Often overlooked is the hierarchical structure and labelling of information on a web page. The two most important of these are page titles and page headings. Research has shown that the usability of a website is significantly effected by getting these two concepts correct.

Page headings
Most website users spend most of their time scanning web pages rather than reading the information on the web page. With this in mind it is important that the web designer makes sure that headings are well-designed to facilitate the user being able to both scan and read the written material.

The web designer should constantly strive to use distinguishing and descriptive headings and also to use as many headings as necessary to facilitate the web site user finding what they are looking for. A rule of thumb for this is that it is usually better to use more rather than fewer heading.
The web designer or the web developer should also create the headings in hierarchical order and because of this it is broadly speaking best not to skip heading levels.

Designers should also make that the site headings, e.g. the html h1, h2, h3, provide strong cues that will provide orientation to the web site users and also categorise the information that is contained on the page. This will provide the end user the ability to scan quickly and locate the information that they are seeking. If the user has to stop scanning and start reading the text on the page there is a strong likelihood that they will move away from the page if the limited text they have read is not relevant to them. It should also be noted that older internet users tend to scan less than younger internet users which can cause a conflict in design requirements. However hopefully the web designer will take into account the demographics of the end user of the website.

Page Titles
Page titles differ from headings in that whilst a web page may (and should) have several headings providing for the demarcation of content, there will only be one page title. Research at various universities has established that descriptive page titles are a fundamental requirement of any website.
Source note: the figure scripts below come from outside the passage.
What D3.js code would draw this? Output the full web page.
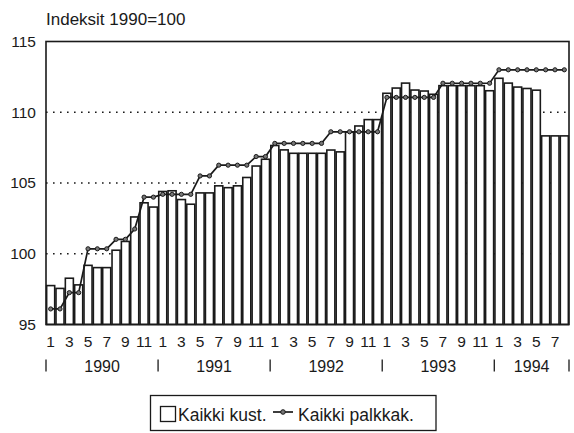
<!DOCTYPE html>
<html>
<head>
<meta charset="utf-8">
<script src="https://cdn.jsdelivr.net/npm/d3@7"></script>
<style>
  html, body { margin: 0; padding: 0; background: #ffffff; }
  svg { display: block; }
  text { font-family: "Liberation Sans", Arial, Helvetica, sans-serif; fill: #1a1a1a; }
</style>
</head>
<body>
<svg id="chart" width="574" height="433"></svg>
<script>
// ---- Data ----
const years = ["1990", "1991", "1992", "1993", "1994"];
const monthsPerYear = [12, 12, 12, 12, 8];
const monthTickLabels = ["1", "3", "5", "7", "9", "11"];
const yTicks = [95, 100, 105, 110, 115];
const gridValues = [100, 105, 110];
const titleText = "Indeksit 1990=100";
const seriesNames = ["Kaikki kust.", "Kaikki palkkak."];

// Kaikki kust. (bars), monthly Jan 1990 – Aug 1994
const kust = [
  97.75, 97.55, 98.27, 97.80, 99.18, 99.02, 99.02, 100.25, 100.87, 102.60, 103.60, 103.30,
  104.40, 104.45, 103.83, 103.50, 104.30, 104.30, 104.80, 104.67, 104.80, 105.39, 106.20, 106.68,
  107.65, 107.34, 107.10, 107.10, 107.10, 107.10, 107.33, 107.20, 108.60, 109.03, 109.48, 109.48,
  111.34, 111.71, 112.06, 111.57, 111.50, 111.27, 111.88, 111.88, 111.88, 111.88, 111.88, 111.52,
  112.40, 112.06, 111.78, 111.68, 111.56, 108.33, 108.33, 108.33
];
// Kaikki palkkak. (line)
const palkkak = [
  96.10, 96.10, 97.25, 97.25, 100.35, 100.35, 100.35, 101.02, 101.02, 101.75, 104.00, 104.00,
  104.20, 104.20, 104.20, 104.20, 105.50, 105.50, 106.26, 106.26, 106.26, 106.26, 106.87, 106.87,
  107.80, 107.80, 107.80, 107.80, 107.80, 107.80, 108.62, 108.62, 108.62, 108.62, 108.62, 108.62,
  111.05, 111.05, 111.05, 111.05, 111.05, 111.05, 112.05, 112.05, 112.05, 112.05, 112.05, 112.05,
  113.00, 113.00, 113.00, 113.00, 113.00, 113.00, 113.00, 113.00
];

// ---- Build month table ----
const months = [];
years.forEach((y, yi) => {
  for (let m = 1; m <= monthsPerYear[yi]; m++) months.push({ key: y + "-" + m, year: y, m: m });
});
months.forEach((d, i) => { d.kust = kust[i]; d.palk = palkkak[i]; });

// ---- Layout ----
const svg = d3.select("#chart");
const L = 46, R = 569, T = 41.5, B = 324.5;
const ink = "#1a1a1a";

const x = d3.scaleBand().domain(months.map(d => d.key)).range([L, R]).paddingInner(0.14).paddingOuter(0.07);
const y = d3.scaleLinear().domain([95, 115]).range([B, T]);

// Title
svg.append("text").attr("x", 46).attr("y", 25).attr("font-size", 17).text(titleText);

// Dotted gridlines (behind bars)
svg.append("g").selectAll("line").data(gridValues).join("line")
  .attr("x1", L).attr("x2", R)
  .attr("y1", d => y(d)).attr("y2", d => y(d))
  .attr("stroke", ink).attr("stroke-width", 1.6)
  .attr("stroke-dasharray", "1.6,5.4");

// Bars
svg.append("g").selectAll("rect").data(months).join("rect")
  .attr("x", d => x(d.key))
  .attr("width", x.bandwidth())
  .attr("y", d => y(d.kust))
  .attr("height", d => y(95) - y(d.kust))
  .attr("fill", "#ffffff")
  .attr("stroke", ink).attr("stroke-width", 1.6);

// Line
const cx = d => x(d.key) + x.bandwidth() / 2;
svg.append("path").datum(months)
  .attr("fill", "none").attr("stroke", ink).attr("stroke-width", 1.7)
  .attr("d", d3.line().x(cx).y(d => y(d.palk)));
svg.append("g").selectAll("circle").data(months).join("circle")
  .attr("cx", cx).attr("cy", d => y(d.palk)).attr("r", 2.1)
  .attr("fill", "#777").attr("stroke", ink).attr("stroke-width", 1);

// Frame
svg.append("rect").attr("x", L).attr("y", T).attr("width", R - L).attr("height", B - T)
  .attr("fill", "none").attr("stroke", ink).attr("stroke-width", 1.6);

// Y axis labels
const yAxis = d3.axisLeft(y).tickValues(yTicks).tickSize(0).tickPadding(0).tickFormat(d3.format("d"));
const gy = svg.append("g").attr("transform", `translate(${L - 10},0)`).call(yAxis);
gy.select(".domain").remove();
gy.selectAll("text").attr("font-size", 15.5).attr("fill", ink)
  .style("font-family", '"Liberation Sans", Arial, sans-serif');

// X month labels
const monthTicks = months.filter(d => monthTickLabels.includes(String(d.m))).map(d => d.key);
const xAxis = d3.axisBottom(x).tickValues(monthTicks).tickSize(0).tickPadding(0)
  .tickFormat(k => k.split("-")[1]);
const gx = svg.append("g").attr("transform", `translate(0,${B + 11})`).call(xAxis);
gx.select(".domain").remove();
gx.selectAll("text").attr("font-size", 15.5).attr("fill", ink).attr("dy", "0.71em")
  .style("font-family", '"Liberation Sans", Arial, sans-serif');

// Year labels and separators
let start = 0;
const yearPos = years.map((yr, i) => {
  const first = months[start].key;
  const last = months[start + monthsPerYear[i] - 1].key;
  const x0 = x(first) - x.step() * x.paddingInner() / 2;
  const x1 = x(last) + x.bandwidth() + x.step() * x.paddingInner() / 2;
  start += monthsPerYear[i];
  return { yr, x0, x1 };
});
const seps = [yearPos[0].x0].concat(yearPos.map(d => d.x1));
svg.append("g").selectAll("line").data(seps).join("line")
  .attr("x1", d => d).attr("x2", d => d)
  .attr("y1", 359.5).attr("y2", 371.5)
  .attr("stroke", ink).attr("stroke-width", 1.3);
svg.append("g").selectAll("text").data(yearPos).join("text")
  .attr("x", d => (d.x0 + d.x1) / 2).attr("y", 371.5)
  .attr("text-anchor", "middle").attr("font-size", 16).text(d => d.yr);

// Legend
const lg = svg.append("g");
lg.append("rect").attr("x", 150.5).attr("y", 395.5).attr("width", 285.5).attr("height", 35)
  .attr("fill", "#fff").attr("stroke", ink).attr("stroke-width", 1.3);
lg.append("rect").attr("x", 160.5).attr("y", 406.5).attr("width", 15).attr("height", 15)
  .attr("fill", "#fff").attr("stroke", ink).attr("stroke-width", 1.3);
lg.append("text").attr("x", 178).attr("y", 421).attr("font-size", 17.5).text(seriesNames[0]);
lg.append("line").attr("x1", 273).attr("x2", 293).attr("y1", 412).attr("y2", 412)
  .attr("stroke", ink).attr("stroke-width", 1.7);
lg.append("circle").attr("cx", 283).attr("cy", 412).attr("r", 2.3)
  .attr("fill", "#777").attr("stroke", ink).attr("stroke-width", 1);
lg.append("text").attr("x", 298).attr("y", 421).attr("font-size", 17.5).text(seriesNames[1]);
</script>
</body>
</html>
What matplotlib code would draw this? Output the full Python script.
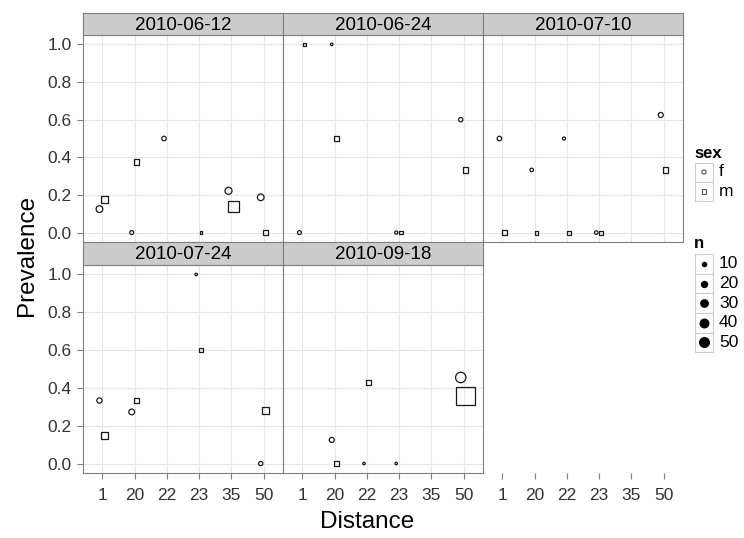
import numpy as np
import matplotlib.pyplot as plt
from matplotlib.patches import Rectangle

plt.rcParams['font.family'] = ['Liberation Sans', 'DejaVu Sans']

# facets and x categories
dates = ['2010-06-12', '2010-06-24', '2010-07-10', '2010-07-24', '2010-09-18']
distances = ['1', '20', '22', '23', '35', '50']

# one entry per point
pt_date = (['2010-06-12'] * 10 + ['2010-06-24'] * 8 + ['2010-07-10'] * 10
           + ['2010-07-24'] * 8 + ['2010-09-18'] * 7)
pt_dist = ['1', '1', '20', '20', '22', '23', '35', '35', '50', '50',
           '1', '1', '20', '20', '23', '23', '50', '50',
           '1', '1', '20', '20', '22', '22', '23', '23', '50', '50',
           '1', '1', '20', '20', '23', '23', '50', '50',
           '20', '20', '22', '22', '23', '50', '50']
pt_sex = ['f', 'm', 'f', 'm', 'f', 'm', 'f', 'm', 'f', 'm',
          'f', 'm', 'f', 'm', 'f', 'm', 'f', 'm',
          'f', 'm', 'f', 'm', 'f', 'm', 'f', 'm', 'f', 'm',
          'f', 'm', 'f', 'm', 'f', 'm', 'f', 'm',
          'f', 'm', 'f', 'm', 'f', 'f', 'm']
pt_prev = [0.125, 0.176, 0.0, 0.375, 0.5, 0.0, 0.222, 0.14, 0.1875, 0.0,
           0.0, 1.0, 1.0, 0.5, 0.0, 0.0, 0.6, 0.333,
           0.5, 0.0, 0.333, 0.0, 0.5, 0.0, 0.0, 0.0, 0.625, 0.333,
           0.333, 0.15, 0.273, 0.333, 1.0, 0.6, 0.0, 0.278,
           0.125, 0.0, 0.0, 0.429, 0.0, 0.455, 0.358]
pt_n = [16, 17, 4, 8, 6, 1, 18, 50, 16, 9,
        4, 3, 1, 6, 2, 3, 5, 9,
        6, 8, 3, 4, 2, 4, 3, 4, 8, 9,
        9, 20, 11, 6, 1, 5, 5, 18,
        8, 5, 1, 7, 1, 44, 150]

size_breaks = [10, 20, 30, 40, 50]
sex_levels = ['f', 'm']
sex_marker = {'f': 'o', 'm': 's'}
dodge = {'f': -0.09, 'm': 0.06}

W, H = 744, 538


def diam_px(n):
    return 1.4 * np.sqrt(n) + 1.1


def area(n):
    return (diam_px(n) * 72 / 100) ** 2


def px_axes(x0, y0, x1, y1):
    return fig.add_axes([x0 / W, 1 - y1 / H, (x1 - x0) / W, (y1 - y0) / H])


fig = plt.figure(figsize=(W / 100, H / 100), dpi=100)

border = '#7F7F7F'
strip_top = [13, 242]
panel_top = [35, 265]
panel_bot = [242, 473]

pt_date = np.array(pt_date)
pt_sex = np.array(pt_sex)
pt_prev = np.array(pt_prev)
pt_n = np.array(pt_n)
xpos = np.array([distances.index(d) for d in pt_dist], dtype=float)

for k, date in enumerate(dates):
    r, c = divmod(k, 3)
    x0 = 83 + 200 * c
    ax = px_axes(x0, panel_top[r], x0 + 200, panel_bot[r])
    ax.set_xlim(-0.6, len(distances) - 0.4)
    ax.set_ylim(-0.05, 1.05)
    ax.set_xticks(range(len(distances)))
    ax.set_yticks(np.arange(0, 1.01, 0.2))
    ax.grid(True, color='#E6E6E6', lw=0.8)
    ax.set_axisbelow(True)
    for s in ax.spines.values():
        s.set_color(border)
        s.set_linewidth(0.8)
    ax.tick_params(colors=border, length=4, width=0.8, labelcolor='#333333',
                   labelsize=12.5)
    ax.tick_params(axis='x', pad=7)
    ax.tick_params(axis='y', pad=4)
    if c == 0:
        ax.set_yticklabels([f'{v:.1f}' for v in np.arange(0, 1.01, 0.2)])
    else:
        ax.tick_params(axis='y', left=False, labelleft=False)
    if r == 1:
        ax.set_xticklabels(distances)
    else:
        ax.tick_params(axis='x', bottom=False, labelbottom=False)

    for sex in sex_levels:
        m = (pt_date == date) & (pt_sex == sex)
        ax.scatter(xpos[m] + dodge[sex], pt_prev[m], s=area(pt_n[m]),
                   marker=sex_marker[sex], facecolors='none',
                   edgecolors='#1A1A1A', linewidths=0.9, zorder=3)

    st = px_axes(x0, strip_top[r], x0 + 200, panel_top[r])
    st.set_facecolor('#CCCCCC')
    st.set_xticks([])
    st.set_yticks([])
    for s in st.spines.values():
        s.set_color(border)
        s.set_linewidth(0.8)
    st.text(0.5, 0.45, date, ha='center', va='center', fontsize=13.5,
            transform=st.transAxes)

# x axis of the empty slot
ea = px_axes(483, panel_top[1], 683, panel_bot[1])
ea.set_xlim(-0.6, len(distances) - 0.4)
ea.set_xticks(range(len(distances)))
ea.set_xticklabels(distances)
ea.set_yticks([])
ea.patch.set_visible(False)
for s in ea.spines.values():
    s.set_visible(False)
ea.tick_params(colors=border, length=4, width=0.8, labelcolor='#333333',
               labelsize=12.5, pad=7)

# axis titles and legends
ov = fig.add_axes([0, 0, 1, 1], zorder=10)
ov.set_xlim(0, W)
ov.set_ylim(H, 0)
ov.axis('off')
ov.patch.set_visible(False)

ov.text(367, 522, 'Distance', ha='center', va='center', fontsize=17.5)
ov.text(27, 255, 'Prevalence', ha='center', va='center', fontsize=17.5,
        rotation=90)

ov.text(694, 153, 'sex', ha='left', va='center', fontsize=12, weight='bold')
for i, sex in enumerate(sex_levels):
    cy = 172 + 19.5 * i
    ov.add_patch(Rectangle((695, cy - 9.5), 18, 19, facecolor='white',
                           edgecolor='#CCCCCC', lw=0.8))
    ov.scatter([704], [cy], s=area(5), marker=sex_marker[sex],
               facecolors='none', edgecolors='#555555', linewidths=0.8)
    ov.text(719, cy, sex, ha='left', va='center', fontsize=12.5)

ov.text(694, 244, 'n', ha='left', va='center', fontsize=12, weight='bold')
for i, nb in enumerate(size_breaks):
    cy = 264 + 19.6 * i
    ov.add_patch(Rectangle((695, cy - 9.8), 18, 19.6, facecolor='white',
                           edgecolor='#CCCCCC', lw=0.8))
    ov.scatter([704], [cy], s=area(nb), marker='o', color='black', lw=0)
    ov.text(719, cy, str(nb), ha='left', va='center', fontsize=12.5)

fig.savefig('out.png', dpi=100)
Whilst many people do not pay attention to the page title they have actually landed on (it appears at the very top of browser in the title bar), they certainly do when they are scanning through a search engines results page, as it is the text of the page title that normally appears as a link. It is this text that also appears as the text when someone bookmarks a page. It is therefore a necessity that the web design company who is preparing the web page provides a page title that is not only meaningful, but also descriptive, unique and concise. By providing clear and concise page titles the web developer will be orientating users as they browse a list a page or even scanning a list of pages in their browser bookmarks or browsing history.

Normally is it common practice that the title of the page is the same as the top level heading of the page. The significant advantage of this is that consistency is preserved so that the user avoids being confused.

Unfortunately many people address the issues relating to page titles and page headings from a Search Engine Optimization (SEO) point of view, when in reality they should be a fundamental part of the design of any page for a users benefit (which is probably why search engines pay so much attention to them!)
If you think about the content of your page and the users requirements you will be a long way along the road to designing a great website!